Published: · Severity: WARNING · Category: Breaking

CONTEXT IMAGE
Small bay in Kuwait
Context image; not from the reported event. Photo via Wikimedia Commons / Wikipedia: Kuwait Bay

Iran Guards Claim Ballistic Strike Damaged US Drones at Kuwait Base, Widening Gulf Risk

Severity: WARNING
Detected: 2026-05-30T10:11:05.024Z

Summary

Iran’s Revolutionary Guards and Bloomberg-linked reporting say a Fateh‑110 ballistic missile aimed at Ali Al Salem Air Base in Kuwait on 30 May injured five US personnel and destroyed or crippled two MQ‑9 Reaper drones, despite Kuwaiti air defenses intercepting the weapon. A confirmed Iranian ballistic hit on a US‑used base in a key oil producer raises the floor under Gulf war risk, complicates any Trump‑led de‑escalation narrative, and sharpens focus on Hormuz and energy infrastructure exposure.

Details

Iran’s Islamic Revolutionary Guard Corps (IRGC) has released footage of the ballistic missile it says it launched toward the US‑used Ali Al Salem Air Base in Kuwait on the morning of 30 May, framing the strike as retaliation for a US attack on Bandar Abbas. Bloomberg‑cited reporting, echoed in Ukrainian and regional channels, states that five US personnel and contractors were lightly wounded and that one MQ‑9 Reaper drone was destroyed while a second was seriously damaged, despite Kuwaiti air defenses intercepting the incoming Fateh‑110.

If confirmed, this is not a proxy attack but a direct Iranian ballistic strike on US assets stationed in a US‑aligned Gulf monarchy that hosts critical logistics for regional air operations. The timeline places the attack within the last 24 hours (around the morning of 30 May UTC), with the IRGC now amplifying the event by publishing tailored footage and messaging intended to humiliate Washington.

Human and political stakes are non‑trivial: the wounding of US service members, even lightly, is likely to trigger a domestic US debate over force protection and escalation thresholds. For Kuwait, the episode underscores the cost of basing US forces: it now sits squarely on Iran’s target list, with potential domestic and parliamentary pressure over foreign military presence. For Iran’s leadership, publicly owning the strike strengthens hardliners arguing that conventional ballistic pressure can blunt US air power and shift negotiations over sanctions and the Strait of Hormuz.

Militarily, the damage to two MQ‑9s represents a meaningful tactical loss in ISR and strike capacity used for maritime surveillance and targeting around the Gulf and over Iran. The use of a Fateh‑110 from Iran, rather than a proxy‑launched rocket or drone from neighboring territory, signals confidence in Iran’s precision strike chain under active US and allied missile defense. It also tests Kuwaiti and CENTCOM integrated air and missile defense performance under combat conditions, information Tehran will incorporate into future targeting and salvo planning.
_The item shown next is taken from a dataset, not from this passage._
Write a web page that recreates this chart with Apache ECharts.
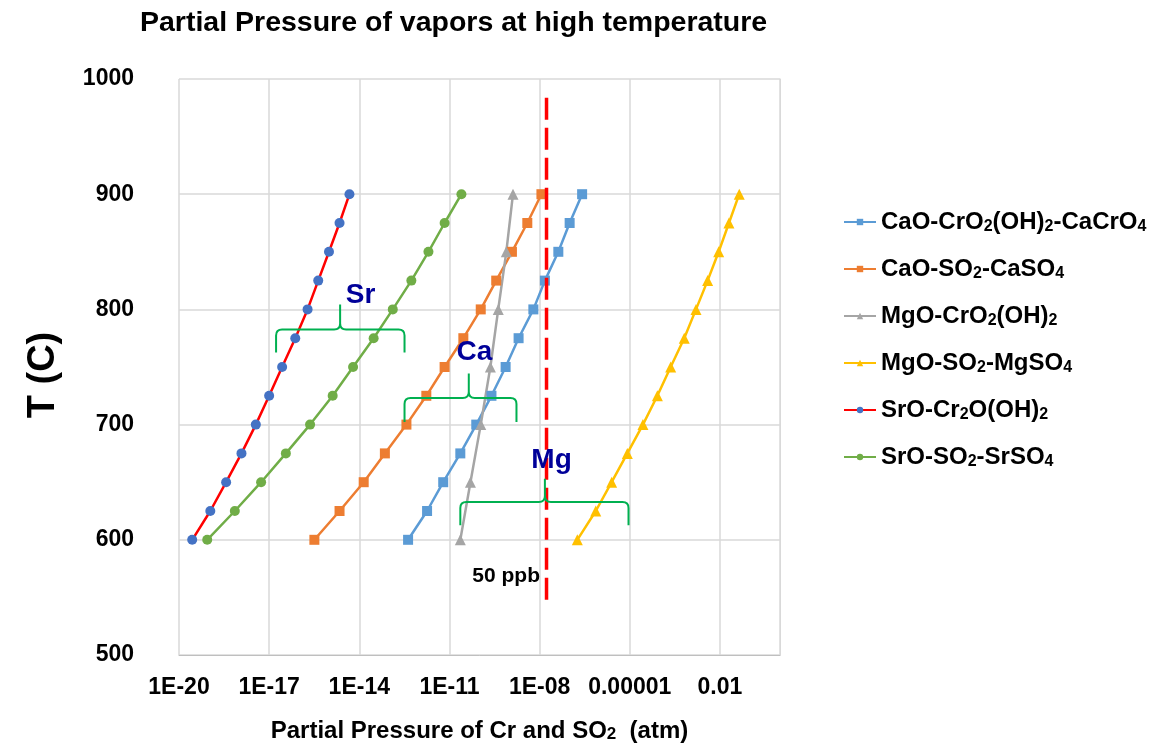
<!DOCTYPE html>
<html>
<head>
<meta charset="utf-8">
<script src="https://cdn.jsdelivr.net/npm/echarts@6/dist/echarts.min.js"></script>
<style>
  html, body { margin: 0; background: #fff; }
  #chart { width: 1156px; height: 748px; }
</style>
</head>
<body>
<div id="chart"></div>
<script>
// temperatures (C)
var temps = [600, 625, 650, 675, 700, 725, 750, 775, 800, 825, 850, 875, 900]
var tempsMgCr = [600, 650, 700, 750, 800, 850, 900]

// partial pressures (atm)
var caCrO4 = [4.2e-13, 1.8e-12, 6.2e-12, 2.3e-11, 7.8e-11, 2.5e-10, 7.4e-10, 2.0e-9, 6.2e-9, 1.5e-8, 4.2e-8, 1.0e-7, 2.6e-7]
var caSO4 = [3.2e-16, 2.2e-15, 1.4e-14, 7.1e-14, 3.7e-13, 1.7e-12, 6.9e-12, 2.9e-11, 1.1e-10, 3.6e-10, 1.2e-9, 3.9e-9, 1.15e-8]
var mgCrO2 = [2.3e-11, 5.0e-11, 1.1e-10, 2.3e-10, 4.2e-10, 7.8e-10, 1.3e-9]
var mgSO4 = [1.8e-7, 7.4e-7, 2.5e-6, 8.3e-6, 2.75e-5, 8.3e-5, 2.3e-4, 6.5e-4, 1.6e-3, 3.9e-3, 9.1e-3, 2.0e-2, 4.4e-2]
var srCr2O = [2.75e-20, 1.1e-19, 3.7e-19, 1.2e-18, 3.6e-18, 1.0e-17, 2.7e-17, 7.4e-17, 1.9e-16, 4.3e-16, 9.8e-16, 2.2e-15, 4.7e-15]
var srSO4 = [8.7e-20, 7.2e-19, 5.4e-18, 3.6e-17, 2.3e-16, 1.3e-15, 6.2e-15, 3.0e-14, 1.3e-13, 5.4e-13, 2.0e-12, 6.9e-12, 2.5e-11]

// 50 ppb reference line
var ppbP = 1.7e-8
var ppbT = [548, 984]
var ppbLabelT = 568

// x axis ticks (log10 of atm) and their labels
var xTickExp = [-20, -17, -14, -11, -8, -5, -2]
var xTickLabels = ['1E-20', '1E-17', '1E-14', '1E-11', '1E-08', '0.00001', '0.01']

// brace annotations: [left, middle, right] pressures, [line, foot, tip] temperatures
var braceNames = ['Sr', 'Ca', 'Mg']
var braceP = [[1.7e-17, 2.3e-15, 3.2e-13], [3.2e-13, 4.4e-11, 1.7e-9], [2.3e-11, 1.5e-8, 9.1e-6]]
var braceT = [[782.5, 762.6, 804.2], [723, 702.2, 744.4], [632.8, 612.7, 653.1]]
var braceLabelP = [1.1e-14, 6.8e-11, 2.5e-8]
var braceLabelT = [812, 763, 669]

var SANS = "'Liberation Sans', Arial, sans-serif"

function pts(ps, ts) {
  return ps.map(function (p, i) { return [Math.log10(p), ts[i]] })
}

function lineSeries(name, ps, ts, color, symbol, size, markColor) {
  return {
    name: name,
    type: 'line',
    data: pts(ps, ts),
    symbol: symbol,
    symbolSize: size,
    lineStyle: { color: color, width: 2.5 },
    itemStyle: { color: markColor || color },
    z: 3
  }
}

var chart = echarts.init(document.getElementById('chart'))

var option = {
  animation: false,
  title: {
    text: 'Partial Pressure of vapors at high temperature',
    left: 140,
    top: 9,
    padding: 0,
    textStyle: { fontFamily: SANS, fontWeight: 'bold', fontSize: 28.5, color: '#000' }
  },
  grid: { left: 179, right: 376, top: 79, bottom: 92 },
  legend: {
    orient: 'vertical',
    left: 838,
    top: 204,
    itemWidth: 32,
    itemHeight: 8,
    itemGap: 21,
    data: ['CaO-CrO2(OH)2-CaCrO4', 'CaO-SO2-CaSO4', 'MgO-CrO2(OH)2', 'MgO-SO2-MgSO4', 'SrO-Cr2O(OH)2', 'SrO-SO2-SrSO4'],
    formatter: function (name) { return name.replace(/(\d)/g, '{s|$1}') },
    textStyle: {
      fontFamily: SANS, fontWeight: 'bold', fontSize: 24, color: '#000', lineHeight: 26,
      rich: { s: { fontSize: 16, fontWeight: 'bold', fontFamily: SANS, lineHeight: 10, verticalAlign: 'bottom' } }
    }
  },
  xAxis: {
    type: 'value',
    min: -20,
    max: 0,
    interval: 3,
    name: 'Partial Pressure of Cr and SO{s|2}  (atm)',
    nameLocation: 'middle',
    nameGap: 64,
    nameTextStyle: {
      fontFamily: SANS, fontWeight: 'bold', fontSize: 24, color: '#000',
      rich: { s: { fontSize: 17, fontWeight: 'bold', fontFamily: SANS, lineHeight: 6, verticalAlign: 'bottom' } }
    },
    axisLine: { show: true, lineStyle: { color: '#bfbfbf', width: 1 } },
    axisTick: { show: false },
    splitLine: { show: true, lineStyle: { color: '#d9d9d9', width: 1.5 } },
    axisLabel: {
      margin: 21,
      fontFamily: SANS, fontWeight: 'bold', fontSize: 23, color: '#000',
      formatter: function (v) {
        var i = xTickExp.indexOf(Math.round(v))
        return i >= 0 ? xTickLabels[i] : ''
      }
    }
  },
  yAxis: {
    type: 'value',
    min: 500,
    max: 1000,
    interval: 100,
    name: 'T (C)',
    nameLocation: 'middle',
    nameRotate: 90,
    nameGap: 116,
    nameTextStyle: { fontFamily: SANS, fontWeight: 'bold', fontSize: 38, color: '#000', padding: [0, 16, 0, 0] },
    axisLine: { show: true, lineStyle: { color: '#d9d9d9' } },
    axisTick: { show: false },
    splitLine: { show: true, lineStyle: { color: '#d9d9d9', width: 1.5 } },
    axisLabel: {
      margin: 45, fontFamily: SANS, fontWeight: 'bold', fontSize: 23, color: '#000',
      formatter: function (v) { return String(v) }
    }
  },
  series: [
    lineSeries('CaO-CrO2(OH)2-CaCrO4', caCrO4, temps, '#5B9BD5', 'rect', 10),
    lineSeries('CaO-SO2-CaSO4', caSO4, temps, '#ED7D31', 'rect', 10),
    lineSeries('MgO-CrO2(OH)2', mgCrO2, tempsMgCr, '#A5A5A5', 'triangle', 11),
    lineSeries('MgO-SO2-MgSO4', mgSO4, temps, '#FFC000', 'triangle', 11),
    lineSeries('SrO-Cr2O(OH)2', srCr2O, temps, '#FF0000', 'circle', 10, '#4472C4'),
    lineSeries('SrO-SO2-SrSO4', srSO4, temps, '#70AD47', 'circle', 10),
    {
      name: '50 ppb',
      type: 'line',
      symbol: 'none',
      z: 4,
      lineStyle: { color: '#FF0000', width: 3.5, type: [22, 8] },
      data: ppbT.map(function (t) { return [Math.log10(ppbP), t] })
    },
    {
      name: '50 ppb label',
      type: 'scatter',
      z: 4,
      silent: true,
      symbolSize: 1,
      itemStyle: { color: 'rgba(0,0,0,0)', opacity: 1 },
      data: [[Math.log10(ppbP), ppbLabelT]],
      label: {
        show: true, position: 'left', distance: 6, formatter: '50 ppb', opacity: 1,
        fontFamily: SANS, fontWeight: 'bold', fontSize: 21, color: '#000'
      }
    },
    {
      name: 'braces',
      type: 'custom',
      z: 5,
      silent: true,
      encode: { x: [0, 1, 2, 6], y: [3, 4, 5, 7] },
      data: braceNames.map(function (n, i) {
        return [
          Math.log10(braceP[i][0]), Math.log10(braceP[i][1]), Math.log10(braceP[i][2]),
          braceT[i][0], braceT[i][1], braceT[i][2],
          Math.log10(braceLabelP[i]), braceLabelT[i]
        ]
      }),
      renderItem: function (params, api) {
        var i = params.dataIndex
        var xl = api.coord([api.value(0), api.value(3)])[0]
        var xm = api.coord([api.value(1), api.value(3)])[0]
        var xr = api.coord([api.value(2), api.value(3)])[0]
        var yh = api.coord([api.value(0), api.value(3)])[1]
        var yb = api.coord([api.value(0), api.value(4)])[1]
        var yt = api.coord([api.value(0), api.value(5)])[1]
        var lp = api.coord([api.value(6), api.value(7)])
        var r = 6
        var d = 'M' + xl + ',' + yb +
          'L' + xl + ',' + (yh + r) +
          'Q' + xl + ',' + yh + ',' + (xl + r) + ',' + yh +
          'L' + (xm - r) + ',' + yh +
          'Q' + xm + ',' + yh + ',' + xm + ',' + (yh - r) +
          'L' + xm + ',' + yt +
          'M' + xm + ',' + (yh - r) +
          'Q' + xm + ',' + yh + ',' + (xm + r) + ',' + yh +
          'L' + (xr - r) + ',' + yh +
          'Q' + xr + ',' + yh + ',' + xr + ',' + (yh + r) +
          'L' + xr + ',' + yb
        return {
          type: 'group',
          children: [
            { type: 'path', shape: { pathData: d }, style: { stroke: '#00B050', lineWidth: 2, fill: 'none' } },
            {
              type: 'text', x: lp[0], y: lp[1],
              style: {
                text: braceNames[i], fill: '#000099',
                font: 'bold 28px ' + SANS, align: 'center', verticalAlign: 'middle'
              }
            }
          ]
        }
      }
    }
  ]
}

chart.setOption(option)
</script>
</body>
</html>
For markets and industry, the attack increases the perceived probability of a US kinetic reply against Iranian assets or further tightening of the already‑ongoing US naval blockade on Iranian ports. That in turn raises upside risk for Brent and WTI, as traders re‑price the chance of disruption to tanker flows through the Strait of Hormuz, retaliatory strikes on Gulf export infrastructure, or more aggressive harassment of ‘shadow fleet’ tankers. Insurance premia for war risk on Gulf shipping lanes are likely to grind higher, and Kuwaiti and wider GCC risk assets may underperform on higher threat perceptions.

Over the next 24–48 hours, watch for: (1) any formal Pentagon confirmation of casualties and platform losses, and whether Washington labels the strike an act of war or a contained incident; (2) Kuwaiti government statements on base security and its posture toward Iran; (3) visible US force movements—carrier and bomber deployments, air defense reinforcements—that would signal preparation for retaliatory strikes; and (4) moves in tanker insurance rates and front‑month crude as trading desks attempt to front‑run any perceived escalation around Hormuz. A US kinetic response on Iranian territory or energy infrastructure would move this into full crisis territory for oil and shipping.

MARKET IMPACT ASSESSMENT: Upside pressure on crude benchmarks (Brent/WTI) and regional risk premia as markets price higher odds of US retaliation, Iranian counter‑moves and possible disruption around Hormuz; safe‑haven flows into gold and USD likely modest but could accelerate if US signals military response. Kuwaiti and GCC equities, especially aviation, logistics and energy, may see volatility on heightened threat perception and base‑hosting risk.